Last ship leaves Ukraine as Black Sea grain deal expires

Last ship leaves Ukraine as Black Sea grain deal expires

The last ship to sail under a key wartime deal that allows the safe Black Sea export of Ukrainian grain left the port of Odessa early on Sunday, ahead of a deadline to extend the agreement, according to Azerbaijan in Focus, reporting Daily Sabah, citing Reuters witness and

The key accord that the United Nations and Türkiye brokered with Ukraine and Russia in July 2022 sought to ease concerns over global food security and allowed food and fertilizer to get from Ukraine to parts of the world where millions are going hungry.

Russia has not agreed to register any new ships since June 27 and the initiative will expire on Monday unless Moscow agrees to extend it. Russia has repeatedly said it won’t extend the deal unless its demands are met, including ensuring its own agricultural shipments don’t face hurdles.

A U.N. spokesperson said on Friday that Secretary-General Antonio Guterres was waiting for a response from Russian President Vladimir Putin on a proposal to extend the deal. In a letter to Putin, Guterres said he supports removing hurdles to Russia exporting its fertilizers.

Putin told South African President Cyril Ramaphosa in a phone call on Saturday that commitments to remove obstacles to Russian food and fertilizer exports had yet to be fulfilled, the Kremlin said.

Meant to be extended every four months, the deal was hailed as a beacon of hope amid war and has been renewed three times – the last two for only two months as Russia insisted its exports were being held up.

The deal provides assurances that ships won’t be attacked entering and leaving Ukrainian ports. Vessels are checked by Russian, Ukrainian, U.N. and Turkish officials to ensure they carry only food and not weapons that could help either side.

The deal helped bring down global prices of food commodities like wheat that hit record highs after Russia invaded Ukraine.

Ukrainian officials did not immediately comment on whether the ship, the Turkish-flagged TQ Samsun, had left Odessa.

President Recep Tayyip Erdoğan expressed confidence Friday on the prospects of an extension to the deal.

“We are preparing to welcome Putin in August. We are on the same page with him on the issue of extending the Black Sea grain corridor,” Erdoğan told reporters.

He also said he hoped that with Gutter’s letter to Putin, “we will ensure the extension of the grain corridor with our joint efforts and those of Russia.”
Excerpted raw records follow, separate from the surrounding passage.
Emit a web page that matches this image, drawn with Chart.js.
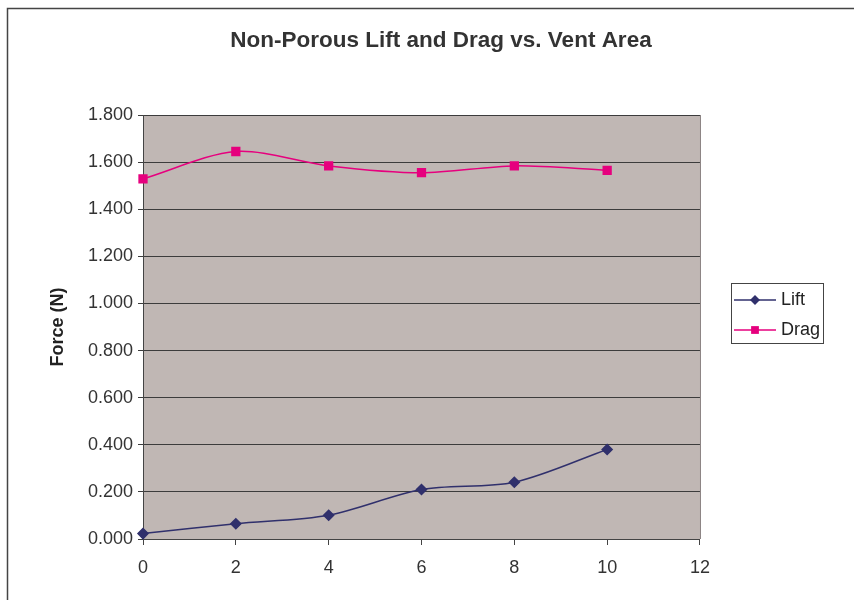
<!DOCTYPE html>
<html>
<head>
<meta charset="utf-8">
<title>Non-Porous Lift and Drag vs. Vent Area</title>
<script src="https://cdn.jsdelivr.net/npm/chart.js@4.4.1/dist/chart.umd.min.js"></script>
<style>
  html, body { margin: 0; padding: 0; background: #fff; }
  #wrap { width: 854px; height: 600px; }
</style>
</head>
<body>
<div id="wrap"><canvas id="chart" width="854" height="600"></canvas></div>
<script>
// Data
const ventArea = [0, 2, 4, 6, 8, 10];
const liftForce = [0.023, 0.065, 0.101, 0.210, 0.241, 0.380];
const dragForce = [1.529, 1.645, 1.584, 1.555, 1.584, 1.565];
const seriesNames = ["Lift", "Drag"];
const xMax = 12, xStep = 2;
const yMax = 1.8, yStep = 0.2;

const liftColor = "#30306c";
const dragColor = "#e6007e";
const textColor = "#333333";

Chart.defaults.font.family = "'Liberation Sans', Arial, sans-serif";
Chart.defaults.color = textColor;

// Small line + marker image used as the legend symbol
function legendSwatch(color, style, r) {
    const c = document.createElement("canvas");
    c.width = 68;
    c.height = 14;
    const g = c.getContext("2d");
    g.strokeStyle = color;
    g.lineWidth = 1.5;
    g.beginPath();
    g.moveTo(26, 7);
    g.lineTo(68, 7);
    g.stroke();
    g.fillStyle = color;
    g.beginPath();
    if (style === "rectRot") {
        g.moveTo(47, 7 - r);
        g.lineTo(47 + r, 7);
        g.lineTo(47, 7 + r);
        g.lineTo(47 - r, 7);
        g.closePath();
    } else {
        const s = r * Math.SQRT2;
        g.rect(47 - s / 2, 7 - s / 2, s, s);
    }
    g.fill();
    return c;
}
const swatches = [legendSwatch(liftColor, "rectRot", 5), legendSwatch(dragColor, "rect", 5.5)];

// Plot background, outer frame and legend frame
const decorations = {
    id: "decorations",
    beforeDraw(chart) {
        const { ctx, chartArea: a } = chart;
        ctx.save();
        ctx.fillStyle = "#c0b7b4";
        ctx.fillRect(a.left, a.top, a.right - a.left, a.bottom - a.top);
        ctx.restore();
    },
    afterDraw(chart) {
        const { ctx, chartArea: a } = chart;
        ctx.save();
        // right edge of plot area
        ctx.strokeStyle = "#8c8484";
        ctx.lineWidth = 1;
        ctx.beginPath();
        ctx.moveTo(a.right + 0.5, a.top);
        ctx.lineTo(a.right + 0.5, a.bottom);
        ctx.stroke();
        // outer chart border
        ctx.strokeStyle = "#444";
        ctx.lineWidth = 1.5;
        ctx.strokeRect(7.5, 8.5, 900, 700);
        // legend frame
        const boxes = chart.legend.legendHitBoxes;
        if (boxes && boxes.length) {
            const first = boxes[0], last = boxes[boxes.length - 1];
            const left = first.left + 19;
            const right = Math.max(...boxes.map(b => b.left + b.width)) + 3;
            const top = first.top - 8;
            const bottom = last.top + last.height + 4;
            ctx.strokeStyle = "#444";
            ctx.lineWidth = 1;
            ctx.strokeRect(Math.round(left) + 0.5, Math.round(top) + 0.5, Math.round(right - left), Math.round(bottom - top));
        }
        ctx.restore();
    }
};

new Chart(document.getElementById("chart"), {
    type: "line",
    data: {
        datasets: [{
            label: seriesNames[0],
            data: ventArea.map((x, i) => ({ x: x, y: liftForce[i] })),
            borderColor: liftColor,
            backgroundColor: liftColor,
            borderWidth: 1.5,
            pointStyle: "rectRot",
            pointRadius: 5,
            tension: 0.3,
            clip: false
        }, {
            label: seriesNames[1],
            data: ventArea.map((x, i) => ({ x: x, y: dragForce[i] })),
            borderColor: dragColor,
            backgroundColor: dragColor,
            borderWidth: 1.5,
            pointStyle: "rect",
            pointRadius: 5.5,
            tension: 0.3,
            clip: false
        }]
    },
    options: {
        responsive: false,
        animation: false,
        devicePixelRatio: 1,
        layout: { padding: { left: 52, right: 24, top: 30, bottom: 0 } },
        plugins: {
            title: {
                display: true,
                text: "Non-Porous Lift and Drag vs. Vent Area",
                color: textColor,
                font: { size: 22.5, weight: "bold" },
                padding: { top: -3, bottom: 61 }
            },
            legend: {
                position: "right",
                labels: {
                    usePointStyle: true,
                    pointStyleWidth: 60,
                    padding: 12,
                    color: "#222",
                    font: { size: 18 },
                    generateLabels(chart) {
                        const items = Chart.defaults.plugins.legend.labels.generateLabels(chart);
                        items.forEach((it, i) => { it.pointStyle = swatches[i]; });
                        return items;
                    }
                }
            },
            tooltip: { enabled: false }
        },
        scales: {
            x: {
                type: "linear",
                min: 0,
                max: xMax,
                ticks: { stepSize: xStep, padding: 12, color: textColor, font: { size: 18 } },
                grid: { drawOnChartArea: false, drawTicks: true, tickLength: 6, color: "#444" },
                border: { color: "#444", width: 1 },
                afterFit: s => { s.height = 61; }
            },
            y: {
                min: 0,
                max: yMax,
                ticks: {
                    stepSize: yStep,
                    padding: 5,
                    color: textColor,
                    font: { size: 18 },
                    callback: v => v.toFixed(3)
                },
                grid: { color: "#3c3c3c", tickLength: 5, lineWidth: 1 },
                border: { color: "#444", width: 1 },
                title: {
                    display: true,
                    text: "Force (N)",
                    color: "#222",
                    font: { size: 18, weight: "bold" },
                    padding: { top: -5, bottom: 0 }
                },
                afterFit: s => { s.width = 91; }
            }
        }
    },
    plugins: [decorations]
});
</script>
</body>
</html>
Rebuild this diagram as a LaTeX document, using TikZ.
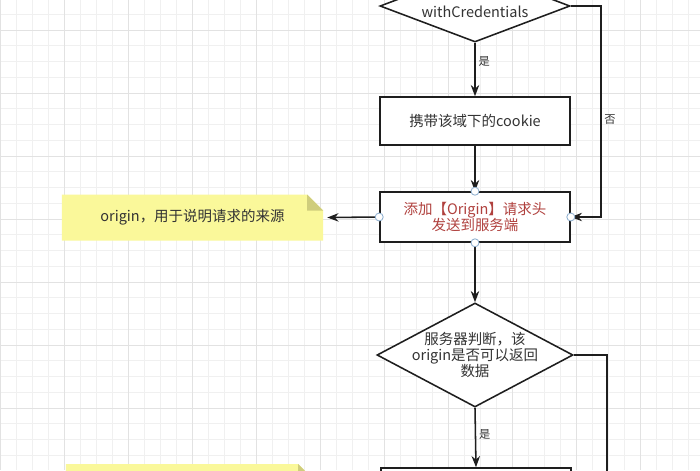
\documentclass[tikz,border=0pt]{standalone}
\usepackage{fontspec}
\setmainfont{Noto Sans CJK SC}
\usetikzlibrary{arrows.meta, positioning, shapes.geometric}
\definecolor{inkgray}{HTML}{333333}
\definecolor{linedark}{HTML}{1E1E1E}
\definecolor{reqred}{HTML}{B0413E}
\definecolor{noteyellow}{HTML}{FAF89A}
\definecolor{notefold}{HTML}{CFCD7C}
\definecolor{portblue}{HTML}{8EAFCF}
\definecolor{gridminor}{HTML}{F0F0F0}
\definecolor{gridmajor}{HTML}{E2E2E2}

\begin{document}
\begin{tikzpicture}[x=0.025cm, y=-0.025cm,
  >={Stealth[length=2.8mm, width=2.1mm]},
  txt/.style={font=\fontsize{10.3}{11.5}\selectfont, text=inkgray, align=center},
  lbl/.style={font=\fontsize{8}{9}\selectfont, text=inkgray, inner sep=2pt},
  process/.style={draw=linedark, line width=1.1pt, fill=white,
    minimum width=47.5mm, minimum height=#1, inner sep=2pt, txt},
  decision/.style n args={2}{diamond, draw=linedark, line width=1.1pt, fill=white,
    inner sep=0pt, minimum width=#1, minimum height=#2},
  note/.style={minimum width=#1, minimum height=11.5mm, txt,
    path picture={
      \fill[noteyellow] (path picture bounding box.south west)
        -- (path picture bounding box.north west)
        -- ([xshift=-4mm]path picture bounding box.north east)
        -- ([yshift=-4mm]path picture bounding box.north east)
        -- (path picture bounding box.south east) -- cycle;
      \fill[notefold] ([xshift=-4mm]path picture bounding box.north east)
        -- ([xshift=-4mm, yshift=-4mm]path picture bounding box.north east)
        -- ([yshift=-4mm]path picture bounding box.north east) -- cycle;
    }},
  port/.style={circle, draw=portblue, line width=0.6pt, fill=white,
    minimum size=2mm, inner sep=0pt},
  arr/.style={->, line width=1.1pt, linedark},
]

% Background grid
\useasboundingbox (0,0) rectangle (700,470);
\clip (0,0) rectangle (700,470);
\fill[white] (0,0) rectangle (700,470);
\foreach \gx in {0,16,...,704}
  \draw[gridminor, line width=0.5pt] (\gx,0) -- (\gx,470);
\foreach \gy in {-1.5,14.25,...,480}
  \draw[gridminor, line width=0.5pt] (0,\gy) -- (700,\gy);
\foreach \gx in {0,64,...,704}
  \draw[gridmajor, line width=0.6pt] (\gx,0) -- (\gx,470);
\foreach \gy in {30,93,...,480}
  \draw[gridmajor, line width=0.6pt] (0,\gy) -- (700,\gy);

% =============================================
% Main column
% =============================================
\node[decision={47.5mm}{18mm},
  label={[txt, yshift=-1.5mm]center:withCredentials}] (cred) at (475,6) {};

\node[process=12mm] (cookie) at (475,121) {携带该域下的cookie};

\node[process=12.5mm, text=reqred] (origin) at (475,217)
  {添加【Origin】请求头\\发送到服务端};

\node[decision={49mm}{26mm},
  label={[txt]center:{服务器判断，该\\origin是否可以返回\\数据}}] (judge) at (475,355) {};

\node[process=12mm] (result) at (476,492) {};

% =============================================
% Notes (left)
% =============================================
\node[note=65.25mm] (originnote) at (192.5,217.5) {origin，用于说明请求的来源};
\node[note=62mm] (resultnote) at (190,487) {};

% =============================================
% Connectors
% =============================================
\draw[arr] (cred.south) -- node[lbl, right, pos=0.35] (yes1) {是} (cookie.north);
\draw[arr] (cookie.south) -- (origin.north);
\draw[arr] (cred.east) -- ++(30,0) |- node[lbl, right, pos=0.27] (no1) {否} (origin.east);
\draw[arr] (origin.west) -- ([xshift=1mm]originnote.east);
\draw[arr] (origin.south) -- (judge.north);
\draw[arr] (judge.south) -- node[lbl, right, pos=0.45] (yes2) {是} (result.north);

\coordinate (noend) at (607,490);
\draw[line width=1.1pt, linedark] (judge.east) -| (noend);

% connection points on the selected box
\foreach \side in {north,south,east,west}
  \node[port] (port-\side) at (origin.\side) {};

\end{tikzpicture}
\end{document}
The U.N. said they were still waiting for a reply to Guterres’s letter.

Kremlin spokesperson Dmitry Peskov neither confirmed nor denied Erdoğan’s statement. “There is no statement about this from the Russian side,” he said.

On Thursday, Putin had argued that none of Moscow’s conditions for the deal to function had been met.

“I want to emphasize that nothing was done, nothing at all. It’s all one-sided,” Putin said in a televised interview. “We will think about what to do, we have a few more days,” he added.

To convince Russia to agree to the Black Sea deal, a three-year memorandum of understanding was also struck in July 2022, under which U.N. officials agreed to help Russia get its food and fertilizer exports to foreign markets.

While Russian exports of food and fertilizer are not subject to Western sanctions. Moscow has said restrictions on payments, logistics and insurance have amounted to a barrier to shipments.

A key demand by Russia is the reconnection of Russia’s Agricultural Bank (Rosselkhozbank) to the international payment system SWIFT. It was cut off by the EU in June 2022 over Russia’s invasion of Ukraine in February 2022.

The EU is considering connecting a Rosselkhozbank subsidiary to SWIFT to allow for grain and fertilizer transactions, reports said on Wednesday.

Ukraine and Russia are major global suppliers of wheat, barley, sunflower oil and other affordable food products that Africa, the Middle East and parts of Asia rely on. Ukraine is also a huge exporter of corn, and Russia of fertilizer – other critical parts of the food chain.

The Black Sea Grain Initiative has allowed 32.8 million metric tons (36.2 million tons) of food to be exported from Ukraine since last August, more than half to developing countries, including those getting relief from the World Food Programme (WFP).